A key principle in administrative law is that justice must not only be done, but also be seen to be done. In the almost century since Lord Hewart penned his oft-referenced decision in Rex v Sussex Justices [1924 1 KB 256] that encapsulated this common law principle, governments have taken steps to provide for various accountability mechanisms and establish conflict of interest procedures for all branches of government. The same period has seen an expansion of administrative tribunals both in number and in scope, and so the question of how administrative decision-makers maintain and are seen to maintain their independence within the executive branch of government remains an active and important issue within the public sector.
A panel at this year’s Society of Ontario Adjudicators and Regulators (SOAR) Conference on November 2, 2023, took up this question in the context of modernization within three different organizations. In keeping with themes from other discussions about the future of administrative law at the SOAR Conference, moderator Carolyn Slon, Senior Legal Counsel, Governance & Tribunal Secretariat, Ontario Securities Commission convened a panel to discuss the three organizations’ recent modernization experiences.

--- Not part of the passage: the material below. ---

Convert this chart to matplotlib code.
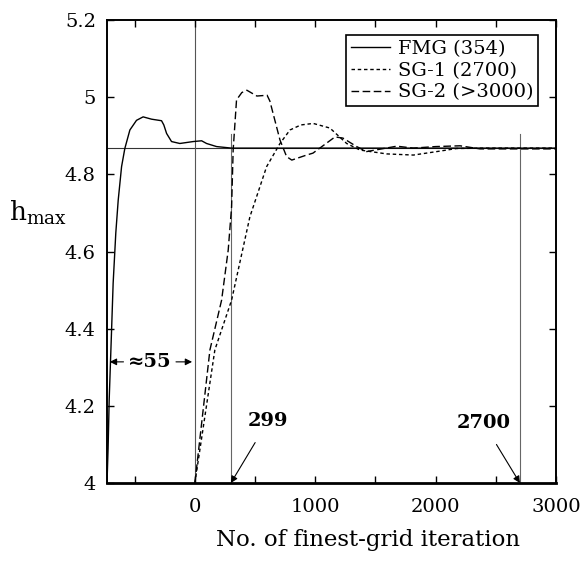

Joining Ms. Slon from the Ontario Securities Commission was Grace Knakowski, Corporate Secretary & Director, Governance & Tribunal Secretariat. Ms. Knakowski provided an overview of the Commission’s recent governance reforms that culminated in the enactment of the Ontario Securities Commission Act, 2021. Previously, the Commission’s board of directors carried out multiple roles as policy-makers, regulators, and adjudicators.